The slim margin has magnified the importance of losing even one reliable GOP vote, such as Mr. Cochran, who rarely breaks with Republican leaders. On this week's budget vote, a necessary first step to passing a tax rewrite with a simple majority, Senate GOP leaders were already bracing for the opposition of Sen. Rand Paul (R., Ky.), who has frequently voted against GOP budgets and criticized the tax framework released last month as not doing enough to help the middle class. A spokesman for Mr. Paul said Monday he hasn't yet taken a position on how he will vote on the budget.

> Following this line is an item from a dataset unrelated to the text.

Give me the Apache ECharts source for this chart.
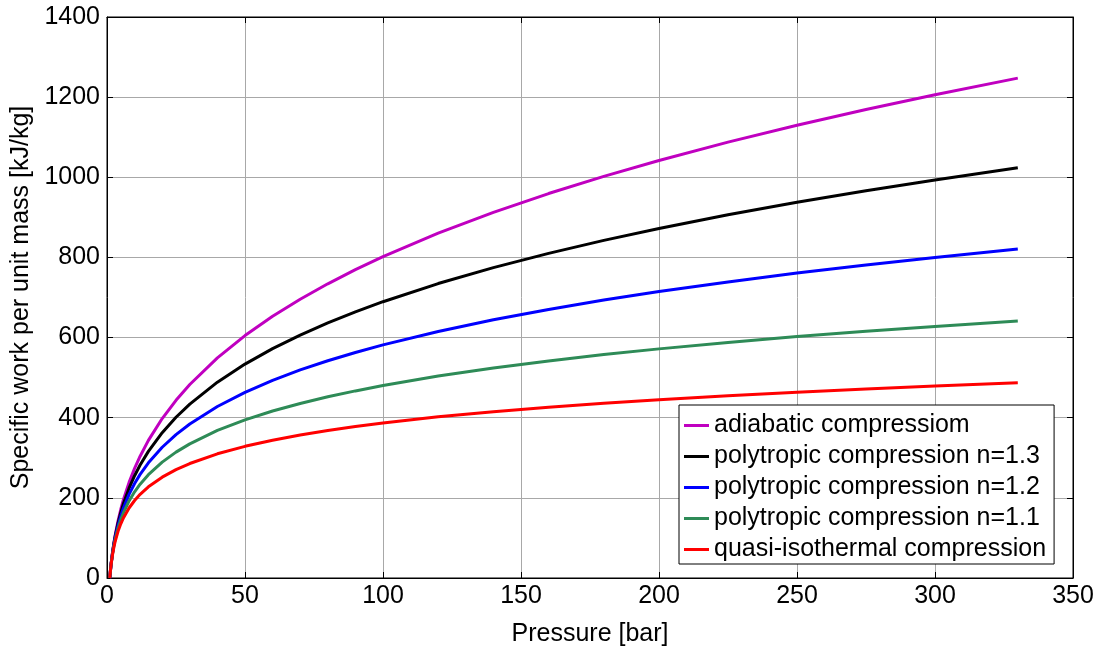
<!DOCTYPE html>
<html>
<head>
<meta charset="utf-8">
<script src="https://cdn.jsdelivr.net/npm/echarts@6/dist/echarts.min.js"></script>
<style>
html,body{margin:0;padding:0;background:#fff;}
#chart{width:1102px;height:646px;}
</style>
</head>
<body>
<div id="chart"></div>
<script>
// Pressure [bar]
const pressure = [1, 1.25, 1.5, 2, 2.5, 3, 4, 5, 6, 8, 10, 12, 15, 20, 25, 30, 40, 50, 60, 70, 80, 90, 100, 120, 140, 160, 180, 200, 225, 250, 275, 300, 330];
// Specific work [kJ/kg]
const adiabatic = [0, 19.1, 36.1, 64.4, 88.2, 108.4, 142.9, 171.6, 196.5, 238.6, 273.6, 303.9, 343.4, 397.9, 443.5, 482.9, 549.5, 605.0, 653.1, 695.7, 734.2, 769.6, 801.9, 860.5, 912.5, 959.4, 1002.3, 1041.9, 1087.8, 1130.0, 1169.3, 1206.2, 1247.5];
const poly13 = [0, 18.9, 35.7, 63.1, 86.0, 105.1, 137.2, 163.7, 186.4, 224.2, 255.3, 281.9, 316.0, 362.7, 401.1, 434.0, 488.7, 533.8, 572.4, 606.3, 636.6, 664.1, 689.5, 734.8, 774.6, 810.2, 842.6, 872.3, 906.7, 937.6, 966.5, 993.3, 1023.7];
const poly12 = [0, 18.8, 35.2, 61.7, 83.6, 101.3, 130.8, 155.1, 175.4, 208.8, 235.8, 258.6, 287.5, 326.3, 357.8, 384.4, 428.0, 463.4, 493.2, 519.2, 542.2, 562.8, 581.8, 615.3, 644.5, 670.3, 693.6, 714.8, 738.8, 761.0, 781.3, 800.0, 820.9];
const poly11 = [0, 18.6, 34.7, 60.1, 81.1, 97.0, 124.1, 145.6, 163.5, 192.3, 215.2, 234.2, 257.9, 289.2, 314.1, 334.8, 368.2, 394.6, 416.7, 435.6, 452.2, 466.9, 480.4, 503.9, 524.0, 541.7, 557.5, 571.8, 587.9, 602.4, 615.7, 627.9, 641.4];
const isothermal = [0, 18.7, 34.1, 58.2, 77.0, 92.3, 116.4, 135.2, 150.5, 174.7, 193.4, 208.7, 227.5, 251.6, 270.4, 285.7, 309.9, 328.6, 343.9, 356.9, 368.1, 378.0, 386.8, 402.2, 415.1, 426.3, 436.2, 445.1, 455.0, 463.8, 471.8, 479.1, 487.1];

const seriesNames = ['adiabatic compressiom', 'polytropic compression n=1.3', 'polytropic compression n=1.2', 'polytropic compression n=1.1', 'quasi-isothermal compression'];
const seriesValues = [adiabatic, poly13, poly12, poly11, isothermal];
const seriesColors = ['#c000c0', '#000000', '#0000ff', '#2e8b57', '#ff0000'];

const FONT = '"Liberation Sans", Arial, Helvetica, sans-serif';
const FS = 25;

const chart = echarts.init(document.getElementById('chart'), null, {renderer: 'canvas'});

const baseAxis = {
  axisLine: {show: true, onZero: false, lineStyle: {color: '#000', width: 1}},
  axisTick: {show: true, inside: true, length: 6, lineStyle: {color: '#000', width: 1}},
  axisLabel: {show: false},
  splitLine: {show: false}
};

chart.setOption({
  animation: false,
  backgroundColor: '#fff',
  grid: {left: 107, right: 29, top: 17, bottom: 68, containLabel: false, outerBoundsMode: 'none', show: true, borderColor: '#000', borderWidth: 1, backgroundColor: '#fff'},
  legend: {
    orient: 'vertical',
    left: 679, top: 405,
    data: seriesNames,
    backgroundColor: '#fff',
    borderColor: '#000', borderWidth: 1,
    padding: [8, 8, 2, 5],
    itemGap: 6,
    itemWidth: 25, itemHeight: 3,
    icon: 'rect',
    textStyle: {color: '#000', fontSize: FS, fontFamily: FONT, lineHeight: 25}
  },
  xAxis: [
    Object.assign({}, baseAxis, {
      type: 'value', min: 0, max: 350, interval: 50, position: 'bottom',
      name: 'Pressure [bar]', nameLocation: 'middle', nameGap: 44,
      nameTextStyle: {color: '#000', fontSize: FS, fontFamily: FONT},
      axisLabel: {show: true, color: '#000', fontSize: FS, fontFamily: FONT, margin: 6, formatter: v => String(v)},
      splitLine: {show: true, lineStyle: {color: '#a8a8a8', width: 1}}
    }),
    Object.assign({}, baseAxis, {
      type: 'value', min: 0, max: 350, interval: 50, position: 'top'
    })
  ],
  yAxis: [
    Object.assign({}, baseAxis, {
      type: 'value', min: 0, max: 1400, interval: 200, position: 'left',
      name: 'Specific work per unit mass [kJ/kg]', nameLocation: 'middle', nameGap: 72,
      nameTextStyle: {color: '#000', fontSize: FS, fontFamily: FONT},
      axisLabel: {show: true, color: '#000', fontSize: FS, fontFamily: FONT, margin: 7, formatter: v => String(v)},
      splitLine: {show: true, lineStyle: {color: '#a8a8a8', width: 1}}
    }),
    Object.assign({}, baseAxis, {
      type: 'value', min: 0, max: 1400, interval: 200, position: 'right'
    })
  ],
  series: seriesNames.map((name, i) => ({
    name: name,
    type: 'line',
    xAxisIndex: 0, yAxisIndex: 0,
    data: pressure.map((p, j) => [p, seriesValues[i][j]]),
    showSymbol: false,
    symbol: 'none',
    smooth: false,
    lineStyle: {color: seriesColors[i], width: 3},
    itemStyle: {color: seriesColors[i]},
    emphasis: {disabled: true}
  }))
});
</script>
</body>
</html>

The budget is a nonbinding document used to signal a party's priorities that does not become law. But Republicans need to pass their budget to use the shortcut they are relying on to pass the tax-code rewrite.
With Mr. Cochran home in Mississippi, GOP leaders need the support of GOP Sens. Susan Collins of Maine, Bob Corker of Tennessee and John McCain of Arizona. All three have voiced some concerns over either the budget or the tax proposal, and the defection of any one of them could derail the budget this week. But Ms. Collins said Sunday on ABC that she was "likely a yes on that budget. I very much want to see tax reform."
Mr. Corker has worried that the budget would add to the federal budget deficit, but supported it in a committee vote. Senate Republicans say their budget blueprint would curb spending by $5.1 trillion over a decade, but it also allows for the tax-overhaul effort to add up to $1.5 trillion to the federal budget deficit.
And Mr. McCain, who wants to boost defense spending, has made favorable statements about the tax overhaul.
Democrats also have had to contend with absences and have pledged to take extraordinary measures should their votes be needed. Sen. Mazie Hirono (D., Hawaii), 69, had surgery in June to remove a cancerous lesion. Democratic aides said she would come back to vote, if necessary, to block an early version of the GOP health-care bill. And aides have said New Jersey Sen. Bob Menendez, currently on trial for corruption, will return to Washington if his vote is needed.
Some older senators are determined to keep serving. Democratic Sen. Dianne Feinstein, the oldest sitting senator at 84 years old, announced last week she was running again because there is "lots more to do."
Utah Republican Sen. Orrin Hatch pledged in his 2012 campaign that it would be his last term. Now the 83-year-old Finance Committee chairman says President Donald Trump is urging him to run again, and he is considering pursuing an eighth term to push through tax reform and other GOP priorities. Mr. McConnell is also pushing Mr. Hatch to run again, his staff confirmed.
Asked about his fellow octogenarians in the Senate, Mr. McCain said pressure from outsiders won't influence their decision. Instead, first is the "chance of winning," he said. Second, "there is sort of an evaluation, as to whether your effectiveness and ability to get things accomplished," pointing out that some members retire after the Senate changes power.